Pictures in the entries below are excluded; copy only the lines from the one containing "Rebuild this chart" to the one containing "fig = go.Figure()", both included.
================
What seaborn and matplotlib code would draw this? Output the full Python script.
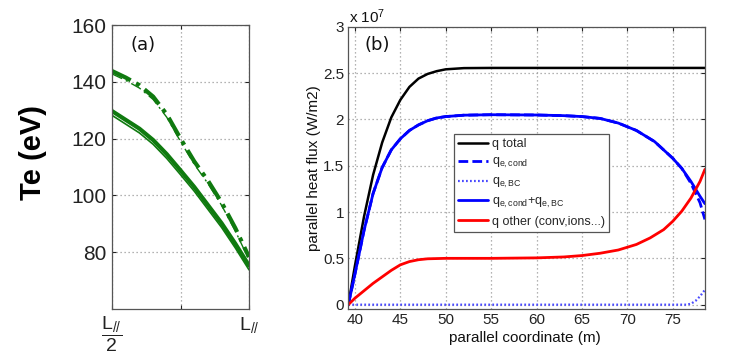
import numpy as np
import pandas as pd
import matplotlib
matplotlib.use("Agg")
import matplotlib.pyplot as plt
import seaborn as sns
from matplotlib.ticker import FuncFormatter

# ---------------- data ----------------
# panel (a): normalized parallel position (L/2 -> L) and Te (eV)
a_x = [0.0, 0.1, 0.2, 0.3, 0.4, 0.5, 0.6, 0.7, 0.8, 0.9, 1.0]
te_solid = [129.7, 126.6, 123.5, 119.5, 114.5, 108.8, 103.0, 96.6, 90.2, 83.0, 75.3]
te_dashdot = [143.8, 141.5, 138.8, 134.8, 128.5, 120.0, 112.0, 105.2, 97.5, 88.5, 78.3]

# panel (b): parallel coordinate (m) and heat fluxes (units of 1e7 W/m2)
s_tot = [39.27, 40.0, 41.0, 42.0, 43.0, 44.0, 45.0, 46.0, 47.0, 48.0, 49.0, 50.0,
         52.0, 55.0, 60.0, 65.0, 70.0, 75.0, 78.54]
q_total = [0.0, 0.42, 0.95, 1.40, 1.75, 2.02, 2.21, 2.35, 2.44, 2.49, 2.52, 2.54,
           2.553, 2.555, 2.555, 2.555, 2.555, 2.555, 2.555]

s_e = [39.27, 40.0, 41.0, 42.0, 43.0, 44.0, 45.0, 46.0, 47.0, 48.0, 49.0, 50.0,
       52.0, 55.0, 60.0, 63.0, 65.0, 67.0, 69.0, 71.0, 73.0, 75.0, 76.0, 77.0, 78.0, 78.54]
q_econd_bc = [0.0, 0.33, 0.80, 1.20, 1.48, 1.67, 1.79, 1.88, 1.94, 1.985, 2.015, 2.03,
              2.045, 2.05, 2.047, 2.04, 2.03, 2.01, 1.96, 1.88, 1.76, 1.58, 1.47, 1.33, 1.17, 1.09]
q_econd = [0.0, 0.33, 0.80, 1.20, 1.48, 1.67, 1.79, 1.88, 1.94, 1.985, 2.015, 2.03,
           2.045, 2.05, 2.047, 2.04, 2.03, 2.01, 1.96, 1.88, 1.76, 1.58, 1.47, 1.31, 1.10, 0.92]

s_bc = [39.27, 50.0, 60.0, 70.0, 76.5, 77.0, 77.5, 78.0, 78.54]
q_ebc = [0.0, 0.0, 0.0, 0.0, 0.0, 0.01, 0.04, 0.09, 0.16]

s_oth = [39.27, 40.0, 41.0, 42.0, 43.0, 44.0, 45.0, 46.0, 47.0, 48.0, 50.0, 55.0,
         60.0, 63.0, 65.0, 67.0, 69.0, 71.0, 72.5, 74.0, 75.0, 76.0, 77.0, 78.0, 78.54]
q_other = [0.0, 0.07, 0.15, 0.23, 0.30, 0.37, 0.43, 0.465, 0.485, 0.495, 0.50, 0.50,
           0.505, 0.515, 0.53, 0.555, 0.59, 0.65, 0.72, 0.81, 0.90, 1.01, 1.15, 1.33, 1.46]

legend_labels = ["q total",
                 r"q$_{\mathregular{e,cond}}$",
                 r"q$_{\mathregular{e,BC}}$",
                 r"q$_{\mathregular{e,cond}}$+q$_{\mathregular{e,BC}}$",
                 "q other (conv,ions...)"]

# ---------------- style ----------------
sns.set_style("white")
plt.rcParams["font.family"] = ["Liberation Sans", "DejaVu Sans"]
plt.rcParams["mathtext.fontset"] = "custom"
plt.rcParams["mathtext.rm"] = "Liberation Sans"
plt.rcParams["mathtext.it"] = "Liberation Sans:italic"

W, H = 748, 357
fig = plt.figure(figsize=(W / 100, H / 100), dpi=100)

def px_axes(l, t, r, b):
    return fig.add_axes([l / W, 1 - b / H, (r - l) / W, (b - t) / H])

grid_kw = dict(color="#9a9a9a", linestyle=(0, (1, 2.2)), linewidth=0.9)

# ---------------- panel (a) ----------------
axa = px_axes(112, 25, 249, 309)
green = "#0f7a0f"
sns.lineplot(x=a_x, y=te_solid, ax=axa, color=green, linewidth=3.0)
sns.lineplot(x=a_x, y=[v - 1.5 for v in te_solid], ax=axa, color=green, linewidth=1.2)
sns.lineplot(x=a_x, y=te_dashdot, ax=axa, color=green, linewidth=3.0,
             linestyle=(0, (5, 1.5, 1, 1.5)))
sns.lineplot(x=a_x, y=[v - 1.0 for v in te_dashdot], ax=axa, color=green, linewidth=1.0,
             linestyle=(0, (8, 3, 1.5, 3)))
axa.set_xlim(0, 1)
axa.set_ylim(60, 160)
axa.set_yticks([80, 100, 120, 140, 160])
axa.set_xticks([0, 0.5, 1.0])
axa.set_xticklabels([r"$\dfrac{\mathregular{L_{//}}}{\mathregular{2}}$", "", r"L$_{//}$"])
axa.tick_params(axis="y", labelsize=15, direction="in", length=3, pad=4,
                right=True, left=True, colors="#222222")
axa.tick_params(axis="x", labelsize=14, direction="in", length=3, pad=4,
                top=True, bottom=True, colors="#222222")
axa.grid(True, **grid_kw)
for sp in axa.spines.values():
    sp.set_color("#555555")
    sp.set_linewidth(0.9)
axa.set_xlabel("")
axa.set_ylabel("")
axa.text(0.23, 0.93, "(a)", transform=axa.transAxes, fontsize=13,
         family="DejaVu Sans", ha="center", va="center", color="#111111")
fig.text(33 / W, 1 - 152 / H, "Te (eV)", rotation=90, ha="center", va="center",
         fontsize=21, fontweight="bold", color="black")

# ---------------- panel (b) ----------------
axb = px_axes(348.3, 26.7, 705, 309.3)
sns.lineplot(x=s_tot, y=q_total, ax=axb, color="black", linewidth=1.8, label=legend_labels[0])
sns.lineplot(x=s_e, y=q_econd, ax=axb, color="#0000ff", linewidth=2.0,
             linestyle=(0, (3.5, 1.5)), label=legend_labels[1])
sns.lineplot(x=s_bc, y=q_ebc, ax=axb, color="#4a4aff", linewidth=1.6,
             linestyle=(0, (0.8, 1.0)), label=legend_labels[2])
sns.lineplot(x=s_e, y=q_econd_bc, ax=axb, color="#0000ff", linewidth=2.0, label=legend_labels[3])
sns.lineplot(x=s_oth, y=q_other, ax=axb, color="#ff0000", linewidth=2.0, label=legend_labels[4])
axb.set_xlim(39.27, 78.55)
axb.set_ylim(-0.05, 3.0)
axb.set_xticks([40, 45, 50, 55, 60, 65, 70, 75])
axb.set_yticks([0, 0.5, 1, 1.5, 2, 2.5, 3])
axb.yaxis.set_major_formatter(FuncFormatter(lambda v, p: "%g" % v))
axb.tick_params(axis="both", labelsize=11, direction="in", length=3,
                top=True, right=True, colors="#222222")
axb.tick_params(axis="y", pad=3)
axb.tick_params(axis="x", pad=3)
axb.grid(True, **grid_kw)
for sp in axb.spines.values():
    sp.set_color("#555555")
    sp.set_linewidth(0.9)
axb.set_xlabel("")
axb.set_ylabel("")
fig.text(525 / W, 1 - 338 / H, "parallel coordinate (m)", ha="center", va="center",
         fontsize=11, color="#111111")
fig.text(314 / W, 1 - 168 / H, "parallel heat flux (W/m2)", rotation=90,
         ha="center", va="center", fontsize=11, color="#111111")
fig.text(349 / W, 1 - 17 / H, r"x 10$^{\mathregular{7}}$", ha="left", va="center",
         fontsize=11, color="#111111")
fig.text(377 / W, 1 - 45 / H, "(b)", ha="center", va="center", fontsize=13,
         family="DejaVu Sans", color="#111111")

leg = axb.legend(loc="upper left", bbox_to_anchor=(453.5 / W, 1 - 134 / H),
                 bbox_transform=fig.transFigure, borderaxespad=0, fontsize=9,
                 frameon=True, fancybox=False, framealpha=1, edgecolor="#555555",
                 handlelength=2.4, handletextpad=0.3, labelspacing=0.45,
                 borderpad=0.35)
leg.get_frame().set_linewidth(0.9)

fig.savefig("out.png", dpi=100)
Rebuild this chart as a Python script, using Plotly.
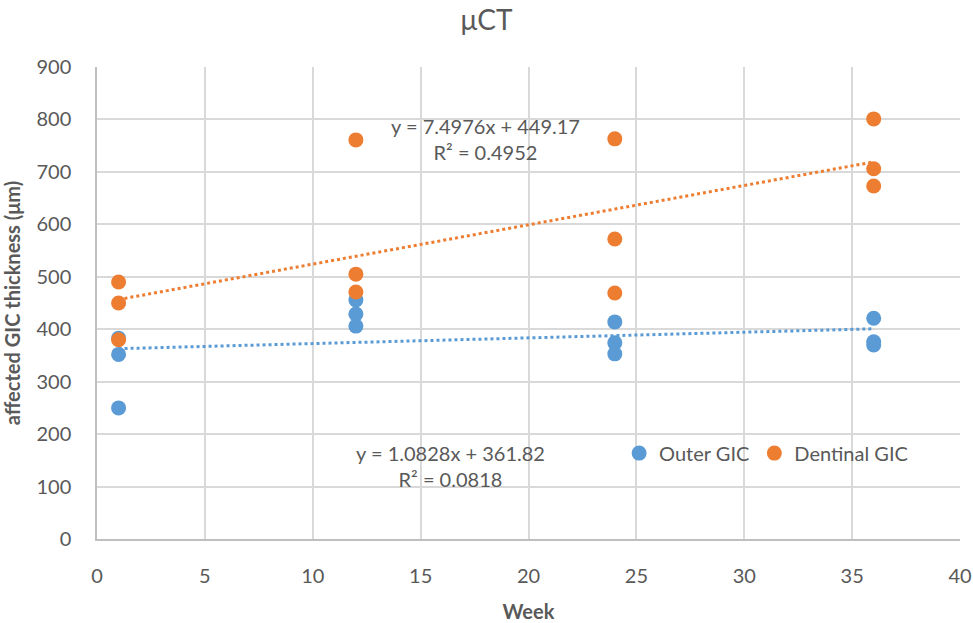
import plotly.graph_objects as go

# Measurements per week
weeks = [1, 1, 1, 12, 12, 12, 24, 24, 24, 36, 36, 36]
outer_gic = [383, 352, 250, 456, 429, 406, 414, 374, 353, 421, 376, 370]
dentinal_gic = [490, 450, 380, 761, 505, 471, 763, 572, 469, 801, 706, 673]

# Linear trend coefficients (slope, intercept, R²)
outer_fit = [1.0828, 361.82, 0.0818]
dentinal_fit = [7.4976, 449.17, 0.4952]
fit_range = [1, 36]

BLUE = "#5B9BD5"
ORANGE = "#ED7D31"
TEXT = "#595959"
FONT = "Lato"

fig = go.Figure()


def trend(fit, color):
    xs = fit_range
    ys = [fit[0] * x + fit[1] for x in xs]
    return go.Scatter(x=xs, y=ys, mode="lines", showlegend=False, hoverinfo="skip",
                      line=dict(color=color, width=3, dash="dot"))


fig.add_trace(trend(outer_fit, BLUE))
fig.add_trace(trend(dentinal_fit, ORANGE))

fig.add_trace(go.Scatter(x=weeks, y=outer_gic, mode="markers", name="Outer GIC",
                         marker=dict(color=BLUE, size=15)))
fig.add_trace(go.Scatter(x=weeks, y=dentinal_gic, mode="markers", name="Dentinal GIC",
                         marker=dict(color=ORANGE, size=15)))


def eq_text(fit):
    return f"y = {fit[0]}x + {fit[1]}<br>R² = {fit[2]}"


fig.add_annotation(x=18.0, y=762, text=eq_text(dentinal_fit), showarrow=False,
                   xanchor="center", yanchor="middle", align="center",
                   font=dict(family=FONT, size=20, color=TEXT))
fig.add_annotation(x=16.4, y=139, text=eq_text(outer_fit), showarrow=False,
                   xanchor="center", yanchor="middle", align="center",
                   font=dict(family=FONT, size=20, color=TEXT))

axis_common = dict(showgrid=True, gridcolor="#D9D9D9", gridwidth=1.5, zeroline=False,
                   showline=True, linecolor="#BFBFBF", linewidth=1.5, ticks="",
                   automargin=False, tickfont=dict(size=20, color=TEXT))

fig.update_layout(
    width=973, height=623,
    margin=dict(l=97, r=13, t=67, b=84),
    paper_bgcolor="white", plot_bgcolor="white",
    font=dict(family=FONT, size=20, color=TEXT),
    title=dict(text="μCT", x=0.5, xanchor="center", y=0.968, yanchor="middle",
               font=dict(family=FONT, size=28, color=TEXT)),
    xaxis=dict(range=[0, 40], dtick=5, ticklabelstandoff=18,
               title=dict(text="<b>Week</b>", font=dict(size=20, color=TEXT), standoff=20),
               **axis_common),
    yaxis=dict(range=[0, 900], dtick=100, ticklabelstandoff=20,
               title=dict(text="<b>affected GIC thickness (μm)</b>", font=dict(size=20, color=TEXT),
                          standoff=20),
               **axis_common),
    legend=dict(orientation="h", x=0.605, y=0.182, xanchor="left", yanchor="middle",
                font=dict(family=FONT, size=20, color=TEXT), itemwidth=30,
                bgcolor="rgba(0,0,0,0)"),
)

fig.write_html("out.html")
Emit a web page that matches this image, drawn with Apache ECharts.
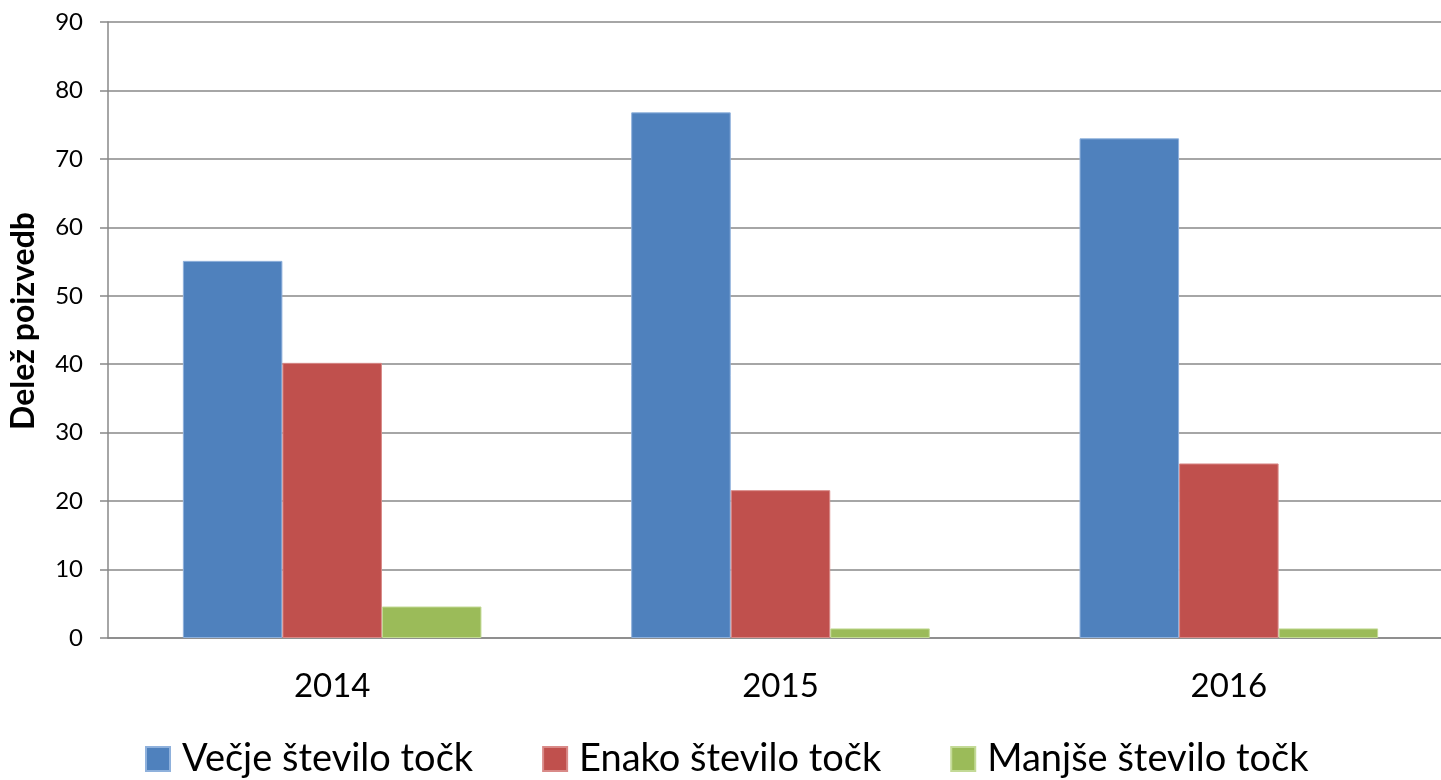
================
- Response to this task
Rebuild this chart as a Python script, using Plotly.
import plotly.graph_objects as go

# Measurements per week
weeks = [1, 1, 1, 12, 12, 12, 24, 24, 24, 36, 36, 36]
outer_gic = [383, 352, 250, 456, 429, 406, 414, 374, 353, 421, 376, 370]
dentinal_gic = [490, 450, 380, 761, 505, 471, 763, 572, 469, 801, 706, 673]

# Linear trend coefficients (slope, intercept, R²)
outer_fit = [1.0828, 361.82, 0.0818]
dentinal_fit = [7.4976, 449.17, 0.4952]
fit_range = [1, 36]

BLUE = "#5B9BD5"
ORANGE = "#ED7D31"
TEXT = "#595959"
FONT = "Lato"

fig = go.Figure()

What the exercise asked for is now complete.